Method: run live discovery (concept queries → live APIs, no pre-seeded corpus, LLM decompose, round-1 coverage fix) and compare to the entity-seeded db (22.4k corpus).

metric circular db (entity-seeded, all sources) de-circularized live (concept-only, no corpus)
asset recall (sponsor) 38% (12/32) 9% (3/32)
company recall 39% (14/36) 19% (7/36)
deal recall 42% (5/12) 0% (0/12)

Findings: - ~75% of asset recall and 100% of deal recall was circularity — the corpus pre-stocked with the answer. The honest open-world number is 9% asset / 19% company / 0% deal. - Fixing EPO (#119) did not move the open-world number (9%→9%).

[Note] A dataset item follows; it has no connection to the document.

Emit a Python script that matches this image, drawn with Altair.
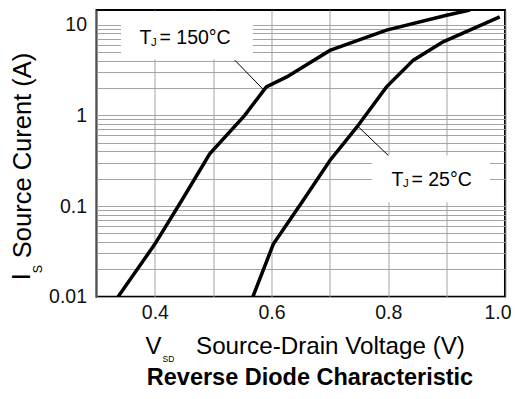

EPO's working coverage is entity-keyed (applicant search): round-2 applicant queries returned thousands of hits for big-pharma names (Novartis 6,442; BMS 4,590) while concept full-text queries ("dual-targeting siRNA PCSK9") return ~zero. EPO/HKEX/CNInfo are closed-world (you-know-the-company) sources — they cannot surface an unknown company from a concept. - The cap on open-world recall is the concept→company bridge. Deals (0%) live only in entity-keyed filings; recovering them requires deriving the counterparty list from the concept scope (via OT / CT.gov / SEC full-text / the Target→Company graph), then feeding those names to the entity-keyed sources in round 2. This is the next lever. - Round-2 expansion is currently near-useless (+1 novel) — it expands high-diversity big-pharma names, not the dual-siRNA innovators; the OT-by-target axis leaks on LLM-proposed genes with no Ensembl mapping (DGAT2, LDLR, ANGPTL4, HSD17B13).

Artifacts: archived_data/sirna_decirc_live_{companies,gap}_20260619.*.

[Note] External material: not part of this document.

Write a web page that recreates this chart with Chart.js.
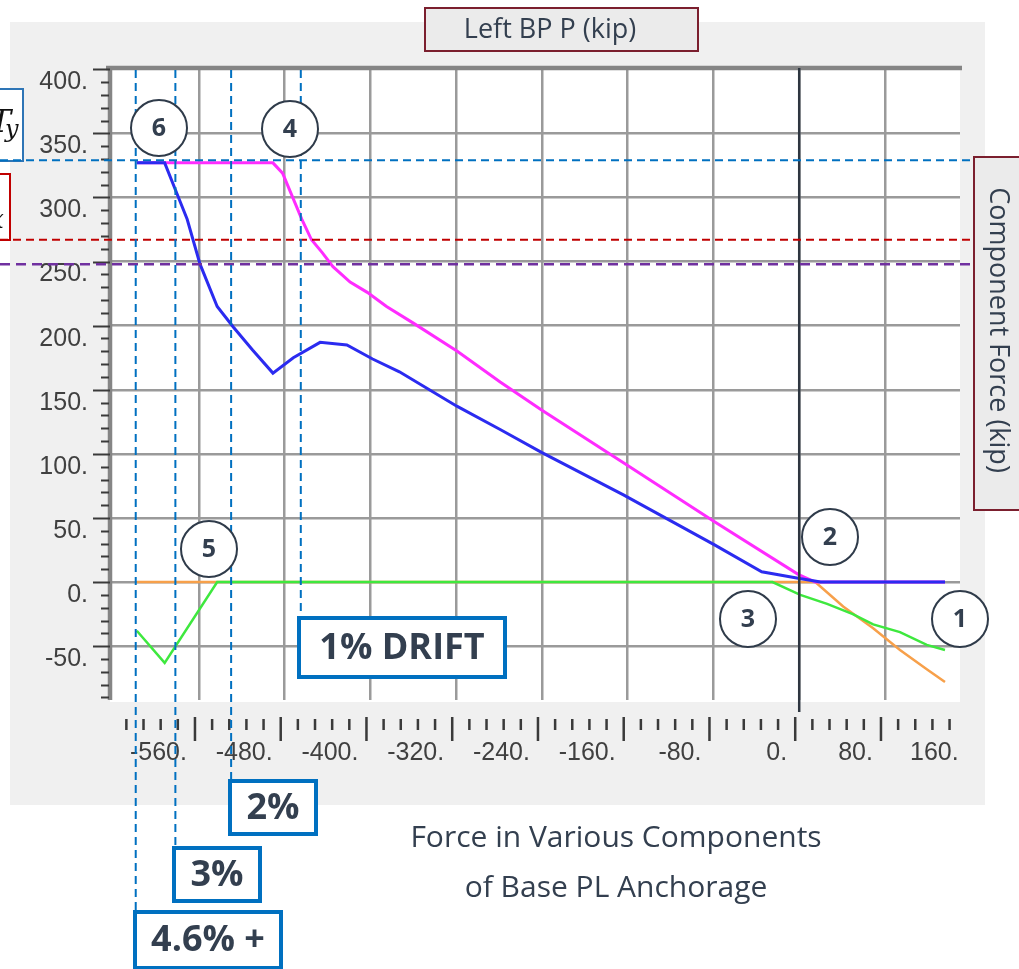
<!DOCTYPE html>
<html><head><meta charset="utf-8">
<script src="https://cdn.jsdelivr.net/npm/chart.js@4.4.0/dist/chart.umd.min.js"></script>
<style>html,body{margin:0;padding:0;background:#fff;overflow:hidden}canvas{display:block}</style>
</head><body>
<canvas id="c" width="1019" height="969"></canvas>
<script>
// ---- data ----
const xTickValues = [-560, -480, -400, -320, -240, -160, -80, 0, 80, 160];
const yTickValues = [-50, 0, 50, 100, 150, 200, 250, 300, 350, 400];

const blueX = [-618, -592, -582, -571, -559, -543, -528, -510, -491, -472, -447, -422, -398, -373, -319, -279, -240, -164, -79, -35, -1, 20, 136];
const blueY = [327, 327, 306, 283, 248, 215, 199, 181, 163, 175, 187, 185, 174, 164, 137, 119, 101, 68, 29, 8, 3, 0, 0];

const magentaX = [-618, -491, -482, -464, -455, -445, -435, -419, -403, -385, -360, -319, -279, -240, -164, -79, -1, 15, 136];
const magentaY = [327, 327, 319, 283, 267, 257, 246, 234, 226, 215, 202, 180, 156, 134, 93, 47, 6, 0, 0];

const greenX = [-618, -592, -543, -25, 1, 26, 50, 69, 94, 119, 136];
const greenY = [-38, -63, 0, 0, -10, -17, -25, -33, -39, -49, -53];

const orangeX = [-618, 15, 41, 69, 94, 119, 136];
const orangeY = [0, 0, -19, -36, -53, -68, -78];

const tyLevel = 329;      // blue dashed horizontal
const redLevel = 267;     // red dashed horizontal
const purpleLevel = 248;  // purple dashed horizontal
const driftX = [-619, -582, -530, -465]; // 4.6%, 3%, 2%, 1% drift markers
const cursorX = 0;

const mk = (xs, ys) => xs.map((x, i) => ({x: x, y: ys[i]}));

const TXT = '#333f4f';

function circle(ctx, x, y, label) {
  ctx.save();
  ctx.beginPath();
  ctx.arc(x, y, 28, 0, Math.PI * 2);
  ctx.fillStyle = '#fff';
  ctx.fill();
  ctx.lineWidth = 2;
  ctx.strokeStyle = '#2f3b4a';
  ctx.stroke();
  ctx.fillStyle = TXT;
  ctx.font = 'bold 25px "Open Sans"';
  ctx.textAlign = 'center';
  ctx.textBaseline = 'middle';
  ctx.fillText(label, x, y + 1);
  ctx.restore();
}
function box(ctx, x, y, w, h, label) {
  ctx.save();
  ctx.fillStyle = '#fff';
  ctx.fillRect(x, y, w, h);
  ctx.lineWidth = 4;
  ctx.strokeStyle = '#0070c0';
  ctx.strokeRect(x, y, w, h);
  ctx.fillStyle = TXT;
  ctx.font = 'bold 36px "Open Sans"';
  ctx.textAlign = 'center';
  ctx.textBaseline = 'middle';
  ctx.fillText(label, x + w / 2, y + h / 2 + 1);
  ctx.restore();
}

const bgPlugin = {
  id: 'bg',
  beforeDraw(chart) {
    const ctx = chart.ctx, a = chart.chartArea;
    ctx.save();
    ctx.fillStyle = '#ffffff';
    ctx.fillRect(0, 0, chart.width, chart.height);
    ctx.fillStyle = '#f0f0f0';
    ctx.fillRect(10, 22, 975, 783);
    ctx.fillStyle = '#ffffff';
    ctx.fillRect(a.left, a.top, a.right - a.left, a.bottom - a.top + 2);
    ctx.restore();
  }
};

const overlayPlugin = {
  id: 'overlay',
  afterDraw(chart) {
    const ctx = chart.ctx, a = chart.chartArea;
    const xs = chart.scales.x, ys = chart.scales.y;
    ctx.save();
    // frame
    ctx.strokeStyle = '#858585';
    ctx.lineWidth = 4.5;
    ctx.beginPath();
    ctx.moveTo(a.left - 4, a.top); ctx.lineTo(a.right + 2, a.top);
    ctx.moveTo(a.left, a.top); ctx.lineTo(a.left, a.bottom);
    ctx.stroke();
    // y tick marks
    ctx.strokeStyle = '#3a3a3a';
    ctx.lineWidth = 2;
    ctx.beginPath();
    for (let v = -90; v <= 400; v += 10) {
      const y = Math.round(ys.getPixelForValue(v)) + 0.5;
      if (v % 50 === 0) { ctx.moveTo(93, y); ctx.lineTo(a.left, y); }
      else { ctx.moveTo(101, y); ctx.lineTo(a.left - 1, y); }
    }
    ctx.stroke();
    // x tick strip
    ctx.lineWidth = 2.5;
    ctx.beginPath();
    for (let v = -624; v <= 144; v += 16) {
      const x = xs.getPixelForValue(v) - 4;
      if (v % 80 === 0) { ctx.moveTo(x, 717); ctx.lineTo(x, 741); }
      else { ctx.moveTo(x, 719); ctx.lineTo(x, 730); }
    }
    ctx.stroke();
    // cursor line
    const cx = xs.getPixelForValue(cursorX);
    ctx.strokeStyle = '#2e3640';
    ctx.lineWidth = 2.5;
    ctx.beginPath(); ctx.moveTo(cx, a.top); ctx.lineTo(cx, 712); ctx.stroke();

    // left label boxes
    ctx.fillStyle = '#fff';
    ctx.fillRect(-5, 89, 28, 72);
    ctx.lineWidth = 2; ctx.strokeStyle = '#2e75b6';
    ctx.strokeRect(-5, 89, 28, 72);
    ctx.fillStyle = '#111';
    ctx.font = 'italic 32px "DejaVu Serif"';
    ctx.textAlign = 'right'; ctx.textBaseline = 'alphabetic';
    ctx.fillText('T', 11, 132);
    ctx.font = 'italic 24px "DejaVu Serif"';
    ctx.textAlign = 'left';
    ctx.fillText('y', 5, 137);
    ctx.fillStyle = '#fff';
    ctx.fillRect(-5, 174, 15, 66);
    ctx.strokeStyle = '#c00000';
    ctx.strokeRect(-5, 174, 15, 66);
    ctx.fillStyle = '#111';
    ctx.font = 'italic 26px "DejaVu Serif"';
    ctx.textAlign = 'right';
    ctx.fillText('x', 4, 228);

    // horizontal dashed lines
    const hline = (val, color, w, dash, x1) => {
      const y = ys.getPixelForValue(val);
      ctx.strokeStyle = color; ctx.lineWidth = w; ctx.setLineDash(dash);
      ctx.beginPath(); ctx.moveTo(0, y); ctx.lineTo(x1, y); ctx.stroke();
    };
    hline(tyLevel, '#0070c0', 2, [8, 5], 970);
    hline(redLevel, '#c00000', 2, [8, 5], 972);
    hline(purpleLevel, '#7030a0', 2.5, [10, 6], 974);
    // vertical drift dashed lines
    const ends = [910, 846, 779, 616];
    ctx.strokeStyle = '#0070c0'; ctx.lineWidth = 2; ctx.setLineDash([8, 5]);
    driftX.forEach((v, i) => {
      const x = xs.getPixelForValue(v);
      ctx.beginPath(); ctx.moveTo(x, a.top + 2); ctx.lineTo(x, ends[i]); ctx.stroke();
    });
    ctx.setLineDash([]);

    // title box
    ctx.fillStyle = '#ebebeb';
    ctx.fillRect(425, 8, 273, 43);
    ctx.strokeStyle = '#7b1f2e'; ctx.lineWidth = 2;
    ctx.strokeRect(425, 8, 273, 43);
    ctx.fillStyle = TXT;
    ctx.font = '27px "Open Sans"';
    ctx.textAlign = 'center'; ctx.textBaseline = 'middle';
    ctx.fillText('Left BP P (kip)', 550, 30);
    // right axis title box
    ctx.fillStyle = '#ebebeb';
    ctx.fillRect(974, 157, 60, 353);
    ctx.strokeRect(974, 157, 60, 353);
    ctx.save();
    ctx.translate(998, 330);
    ctx.rotate(Math.PI / 2);
    ctx.fillStyle = TXT;
    ctx.font = '27px "Open Sans"';
    ctx.fillText('Component Force (kip)', 0, 0);
    ctx.restore();

    // circles
    circle(ctx, 159, 128, '6');
    circle(ctx, 290, 129, '4');
    circle(ctx, 209, 549, '5');
    circle(ctx, 830, 537, '2');
    circle(ctx, 748, 619, '3');
    circle(ctx, 960, 619, '1');

    // drift boxes
    box(ctx, 299, 618, 206, 59, '1% DRIFT');
    box(ctx, 230, 781, 86, 53, '2%');
    box(ctx, 174, 848, 86, 53, '3%');
    box(ctx, 135, 912, 146, 56, '4.6% +');

    // caption
    ctx.fillStyle = TXT;
    ctx.font = '30px "Open Sans"';
    ctx.textAlign = 'center'; ctx.textBaseline = 'middle';
    ctx.fillText('Force in Various Components', 616, 838);
    ctx.fillText('of Base PL Anchorage', 616, 888);
    ctx.restore();
  }
};

const ds = (label, xs, ys, color, w) => ({
  label: label, data: mk(xs, ys), borderColor: color, backgroundColor: color,
  borderWidth: w, pointRadius: 0, tension: 0, fill: false
});

new Chart(document.getElementById('c').getContext('2d'), {
  type: 'line',
  data: {
    datasets: [
      ds('Blue', blueX, blueY, '#2b2bf0', 3),
      ds('Magenta', magentaX, magentaY, '#ff2cff', 3),
      ds('Green', greenX, greenY, '#3ee83e', 2.5),
      ds('Orange', orangeX, orangeY, '#f7a04a', 2.5)
    ]
  },
  options: {
    responsive: false, animation: false, devicePixelRatio: 1,
    layout: {padding: {left: 0, top: 68, right: 59, bottom: 0}},
    plugins: {legend: {display: false}, tooltip: {enabled: false}},
    scales: {
      x: {
        type: 'linear', min: -643, max: 150, bounds: 'data',
        afterBuildTicks: s => { s.ticks = xTickValues.map(v => ({value: v})); },
        afterFit: s => { s.height = 269; },
        grid: {color: c => (c.tick && c.tick.value > 150) ? 'rgba(0,0,0,0)' : '#9a9a9a', lineWidth: 2.5, drawTicks: false},
        border: {display: false},
        ticks: {autoSkip: false, maxRotation: 0, minRotation: 0, align: 'end', labelOffset: -12, padding: 38,
                font: {family: 'Liberation Sans', size: 25}, color: '#404040', callback: v => v + '.'}
      },
      y: {
        type: 'linear', min: -92, max: 401, bounds: 'data',
        afterBuildTicks: s => { s.ticks = yTickValues.map(v => ({value: v})); },
        afterFit: s => { s.width = 110; },
        grid: {color: c => (c.tick && c.tick.value >= 400) ? 'rgba(0,0,0,0)' : '#9a9a9a', lineWidth: 2.5, drawTicks: false},
        border: {display: false},
        ticks: {autoSkip: false, labelOffset: 13, padding: 22,
                font: {family: 'Liberation Sans', size: 25}, color: '#404040', callback: v => v + '.'}
      }
    }
  },
  plugins: [bgPlugin, overlayPlugin]
});
</script>
</body></html>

The concept→company bridge (2026-06-19)

Why: open-world deal recall was 0/12 because the entity-keyed China filing sources (where China-China deals live) weren't in the discovery loop, and no free external target→company ontology exists (OpenTargets has no company field — verified by schema introspection). So we built the bridge ourselves, three parts:

  1. cn_filings (HKEX/CNInfo) wired into round-2 per-sponsor (_live_cn_filings).
  2. Self-built Target→Company derivation (derive_companies_from_corpus): scan our corpus for companies co-occurring with a modality + target/indication token → ~40 companies (vs round-1's ~7) → seed round-2. Query-seeds only; never scored as discovered (no recall inflation).
  3. Filing sources exempt from the round-2 on-modality gate — the deal filings name the deal, not the modality (D06 Merck×Hengrui: 27 co-occurring filings, 0 modality tokens), so gating them blocked deal recovery.

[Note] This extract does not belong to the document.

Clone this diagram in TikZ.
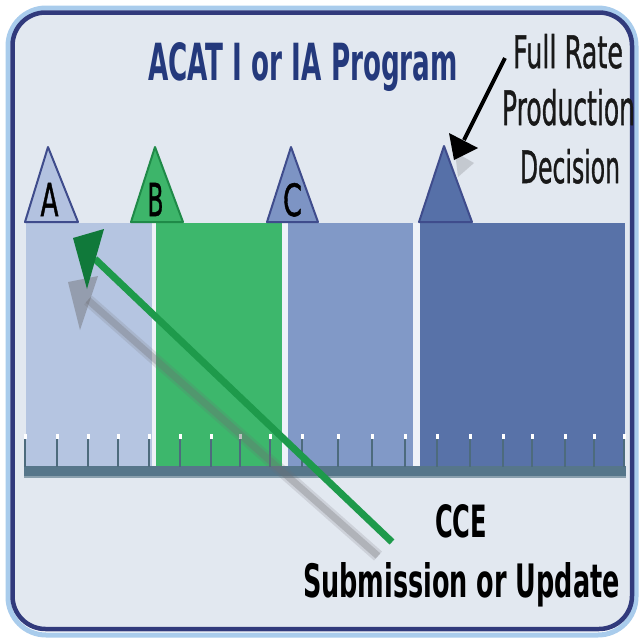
\documentclass[tikz,border=0pt]{standalone}
\usepackage{fontspec}
\setmainfont{DejaVu Sans}
\newfontfamily\medfont[FakeBold=1.2]{DejaVu Sans}
\usepackage{graphicx}
\definecolor{framelight}{HTML}{A9CCEC}
\definecolor{framenavy}{HTML}{313A7C}
\definecolor{bgfill}{HTML}{E2E8F0}
\definecolor{gapw}{HTML}{EEF2F8}
\definecolor{barA}{HTML}{B5C5E1}
\definecolor{barB}{HTML}{3DB76C}
\definecolor{barC}{HTML}{8199C7}
\definecolor{barD}{HTML}{5872A8}
\definecolor{triA}{HTML}{B3C2E0}
\definecolor{triB}{HTML}{3DB56A}
\definecolor{triC}{HTML}{7D94C4}
\definecolor{triD}{HTML}{5670A8}
\definecolor{trinavy}{HTML}{3F4C8C}
\definecolor{trigreen}{HTML}{1F8A48}
\definecolor{titleblue}{HTML}{24397C}
\definecolor{axiscol}{HTML}{56768A}
\definecolor{tickcol}{HTML}{4D6B7D}
\definecolor{greenline}{HTML}{1E9A4B}
\definecolor{greenhead}{HTML}{10793A}
\definecolor{shadowgray}{HTML}{6E6E72}
\begin{document}
\begin{tikzpicture}[x=1pt,y=-1pt,
  txt/.style={anchor=base west,inner sep=0pt,outer sep=0pt},
  tri/.style={line width=2pt,line join=round},
  tickline/.style={tickcol,line width=2.7pt}]
\useasboundingbox (0,0) rectangle (639,641);
\fill[white] (0,0) rectangle (639,641);
% frame
\draw[framelight,line width=5pt,rounded corners=38pt] (8,8) rectangle (636,635);
\draw[framenavy,fill=bgfill,line width=4.5pt,rounded corners=33pt] (12.5,12.5) rectangle (632,629);
% bars
\fill[barA] (26,223) rectangle (152,467);
\fill[gapw] (152,223) rectangle (156,467);
\fill[barB] (156,223) rectangle (282,467);
\fill[gapw] (282,223) rectangle (288,467);
\fill[barC] (288,223) rectangle (413,467);
\fill[gapw] (413,223) rectangle (420,467);
\fill[barD] (420,223) rectangle (625,467);
% axis
\fill[axiscol] (24,466) rectangle (626,478);
\fill[axiscol!70!white] (24,476) rectangle (626,478);
\foreach \t in {25,57,88,118,149,180,211,240,270,302,338,372,405,437,470,503,532,565,594,624}{
  \draw[tickline] (\t,437) -- (\t,467);
  \fill[white] (\t-1.5,433.5) rectangle (\t+1.5,438.5);
}
% milestone triangles
\draw[tri,fill=triA,draw=trinavy] (48,147) -- (25,222) -- (78,222) -- cycle;
\draw[tri,fill=triB,draw=trigreen] (155,147) -- (131,222) -- (183,222) -- cycle;
\draw[tri,fill=triC,draw=trinavy] (291,147) -- (267,222) -- (318,222) -- cycle;
\draw[tri,fill=triD,draw=trinavy] (444,146) -- (419,222) -- (472,222) -- cycle;
\node[txt] (la) at (40.5,216) {\resizebox{18pt}{33pt}{\medfont A}};
\node[txt] (lb) at (147.5,216) {\resizebox{16pt}{33pt}{\medfont B}};
\node[txt] (lc) at (283,216) {\resizebox{19pt}{33pt}{\medfont C}};
% titles
\node[txt,text=titleblue] (title) at (148,80) {\resizebox{310pt}{38pt}{\bfseries ACAT I or IA Program}};
\node[txt,text=black!90] (frp1) at (513,68) {\resizebox{110pt}{34pt}{\medfont Full Rate}};
\node[txt,text=black!90] (frp2) at (502,125) {\resizebox{133pt}{36pt}{\medfont Production}};
\node[txt,text=black!90] (frp3) at (520,183) {\resizebox{100pt}{34pt}{\medfont Decision}};
\node[txt] (cce1) at (435,537) {\resizebox{52pt}{33pt}{\bfseries CCE}};
\node[txt] (cce2) at (303,597) {\resizebox{317pt}{35pt}{\bfseries Submission or Update}};
% arrow coordinates
\coordinate (gstart) at (392,542);
\coordinate (gback) at (95,259);
\coordinate (gtip) at (73,238);
\coordinate (sstart) at (378,556);
\coordinate (sback) at (88,300);
\coordinate (kstart) at (505,58);
\coordinate (kback) at (464,140);
\coordinate (ktip) at (454,160);
% grey shadow of green arrow
\draw[shadowgray,opacity=.18,line width=12pt] (sstart) -- (sback);
\draw[shadowgray,opacity=.3,line width=7pt] (sstart) -- (sback);
\fill[shadowgray,opacity=.45] (68,282) -- (98,276) -- (80,330) -- cycle;
% green arrow
\draw[greenline,line width=7pt] (gstart) -- (gback);
\fill[greenhead] (gtip) -- (104,229) -- (87,289) -- cycle;
% black arrow with shadow
\fill[shadowgray,opacity=.25] (458,177) -- (455,152) -- (474,163) -- cycle;
\draw[black,line width=4pt] (kstart) -- (kback);
\fill[black] (ktip) -- (449,133) -- (478,148) -- cycle;
\end{tikzpicture}
\end{document}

Measured (db + derivation — note: SEMI-CIRCULAR, see caveat):

metric before bridge after bridge (+ precision guard + AGT) closed-world
company recall 39% 50% (18/36)
asset recall (sponsor) 38% 47% (15/32) 47% (15/32, ceiling)
deal recall 42% 75% (9/12) 92% (11/12)
precision 26% 23%

(Raw bridge before the precision guard was 56% company / 7% precision — round-2 filing per-sponsor projected every co-named filer. A cardio-relevance guard on the filing company-hits restored precision to 23% with deal recall + the asset ceiling held. The AGT decompose fix — cover all cardiometabolic axes — recovered ⅚ deck targets, up from 4/6.)

What this proves: the bridge mechanism works end-to-end — derive companies from the corpus ontology → query the entity-keyed filing sources in round-2 → deal co-occurrence → deal recall. Open-world db asset recall now equals the closed-world entity-keyed ceiling, and deal recall reaches 9/12.

Two honest caveats: - Semi-circular. This is db mode over the entity-seeded corpus, and the derivation reads that same corpus. It proves the mechanism, not a clean open-world number (the honest live, no-corpus number is still 9%/19%/0% — gated on surfacing the China sponsors live, which needs CDE + patents, not the entity-seeded corpus). The bridge becomes genuinely open-world precisely as those sources feed real sponsors in. - Precision cratered to 7% (284 companies, 20 on deck). Round-2 filing per-sponsor projects every co-named filer. Tightening that projection (relevance-filter the round-2 filing company hits) is the next lever.